>>>

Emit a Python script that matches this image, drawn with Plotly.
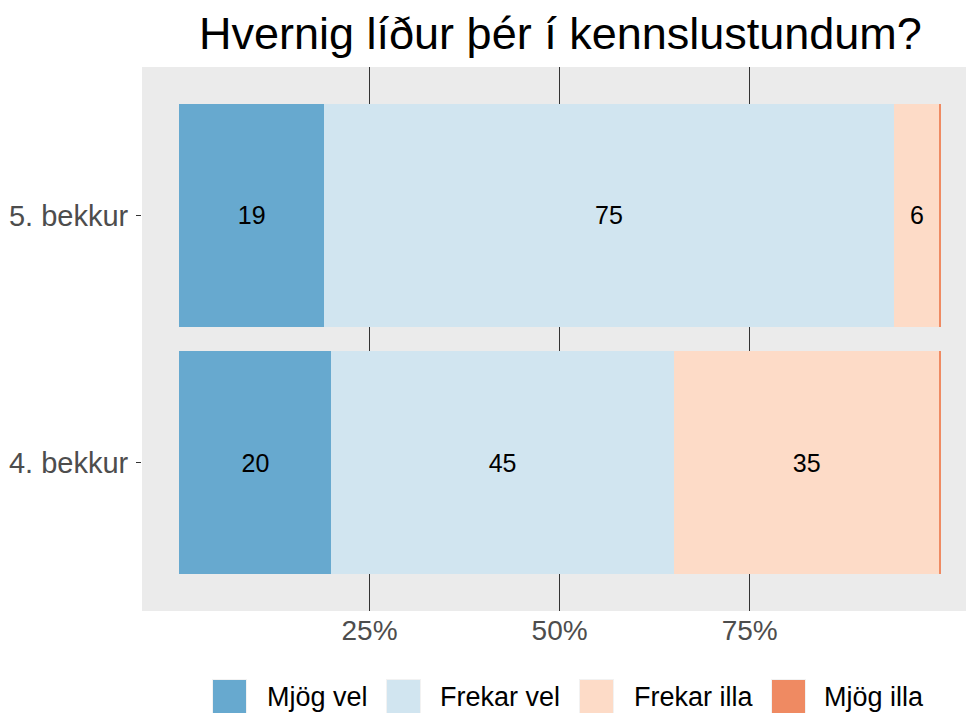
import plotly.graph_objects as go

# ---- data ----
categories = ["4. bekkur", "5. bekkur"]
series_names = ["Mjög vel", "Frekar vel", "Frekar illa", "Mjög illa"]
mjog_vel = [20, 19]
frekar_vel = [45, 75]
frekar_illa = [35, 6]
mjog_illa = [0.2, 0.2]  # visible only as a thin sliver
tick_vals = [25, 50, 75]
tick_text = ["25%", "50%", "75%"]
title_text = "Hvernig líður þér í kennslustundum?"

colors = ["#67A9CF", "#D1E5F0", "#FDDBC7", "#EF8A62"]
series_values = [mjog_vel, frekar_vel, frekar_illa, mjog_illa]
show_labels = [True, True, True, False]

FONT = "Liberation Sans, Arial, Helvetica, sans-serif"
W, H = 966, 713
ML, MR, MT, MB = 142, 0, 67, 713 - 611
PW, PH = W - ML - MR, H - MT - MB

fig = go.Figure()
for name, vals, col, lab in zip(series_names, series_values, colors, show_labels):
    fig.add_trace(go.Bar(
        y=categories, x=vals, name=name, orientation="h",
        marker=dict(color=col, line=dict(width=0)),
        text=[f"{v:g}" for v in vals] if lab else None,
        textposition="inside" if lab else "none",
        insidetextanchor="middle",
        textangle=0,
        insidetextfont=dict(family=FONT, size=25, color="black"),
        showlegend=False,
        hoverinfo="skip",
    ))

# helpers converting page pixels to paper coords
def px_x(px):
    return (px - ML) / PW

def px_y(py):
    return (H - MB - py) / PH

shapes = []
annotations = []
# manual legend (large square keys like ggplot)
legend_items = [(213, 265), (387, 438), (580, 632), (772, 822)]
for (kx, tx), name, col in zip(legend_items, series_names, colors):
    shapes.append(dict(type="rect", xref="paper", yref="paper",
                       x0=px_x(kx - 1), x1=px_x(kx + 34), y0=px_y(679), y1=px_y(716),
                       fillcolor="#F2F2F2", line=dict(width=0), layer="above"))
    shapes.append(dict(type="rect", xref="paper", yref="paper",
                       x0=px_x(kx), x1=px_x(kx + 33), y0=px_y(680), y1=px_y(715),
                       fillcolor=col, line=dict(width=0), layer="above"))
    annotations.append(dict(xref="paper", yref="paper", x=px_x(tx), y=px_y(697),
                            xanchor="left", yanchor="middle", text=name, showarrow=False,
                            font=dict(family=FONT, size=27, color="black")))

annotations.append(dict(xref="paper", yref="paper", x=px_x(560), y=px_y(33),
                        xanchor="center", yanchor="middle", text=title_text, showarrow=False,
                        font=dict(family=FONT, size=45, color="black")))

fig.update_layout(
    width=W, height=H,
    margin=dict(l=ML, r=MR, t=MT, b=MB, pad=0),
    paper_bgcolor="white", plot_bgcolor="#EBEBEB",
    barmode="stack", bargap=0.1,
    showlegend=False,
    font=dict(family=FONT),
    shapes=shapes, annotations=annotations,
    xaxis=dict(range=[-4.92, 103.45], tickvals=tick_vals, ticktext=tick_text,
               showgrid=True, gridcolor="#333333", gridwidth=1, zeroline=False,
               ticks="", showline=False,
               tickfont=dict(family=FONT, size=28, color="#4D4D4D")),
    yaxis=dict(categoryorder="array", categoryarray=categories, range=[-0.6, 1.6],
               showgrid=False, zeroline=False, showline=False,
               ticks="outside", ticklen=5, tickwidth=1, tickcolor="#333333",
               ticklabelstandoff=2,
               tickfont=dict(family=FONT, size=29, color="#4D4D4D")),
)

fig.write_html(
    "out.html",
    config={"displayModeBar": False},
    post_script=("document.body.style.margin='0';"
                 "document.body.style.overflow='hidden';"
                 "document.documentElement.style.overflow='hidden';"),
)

<<<

Repeat only the lines from the beginning of the material through the line containing "PW, PH = W - ML - MR, H - MT - MB", both ends kept, leaving pictures out.

* Response to this exercise
Emit a Python script that matches this image, drawn with Plotly.
import plotly.graph_objects as go

# ---- data ----
categories = ["4. bekkur", "5. bekkur"]
series_names = ["Mjög vel", "Frekar vel", "Frekar illa", "Mjög illa"]
mjog_vel = [20, 19]
frekar_vel = [45, 75]
frekar_illa = [35, 6]
mjog_illa = [0.2, 0.2]  # visible only as a thin sliver
tick_vals = [25, 50, 75]
tick_text = ["25%", "50%", "75%"]
title_text = "Hvernig líður þér í kennslustundum?"

colors = ["#67A9CF", "#D1E5F0", "#FDDBC7", "#EF8A62"]
series_values = [mjog_vel, frekar_vel, frekar_illa, mjog_illa]
show_labels = [True, True, True, False]

FONT = "Liberation Sans, Arial, Helvetica, sans-serif"
W, H = 966, 713
ML, MR, MT, MB = 142, 0, 67, 713 - 611
PW, PH = W - ML - MR, H - MT - MB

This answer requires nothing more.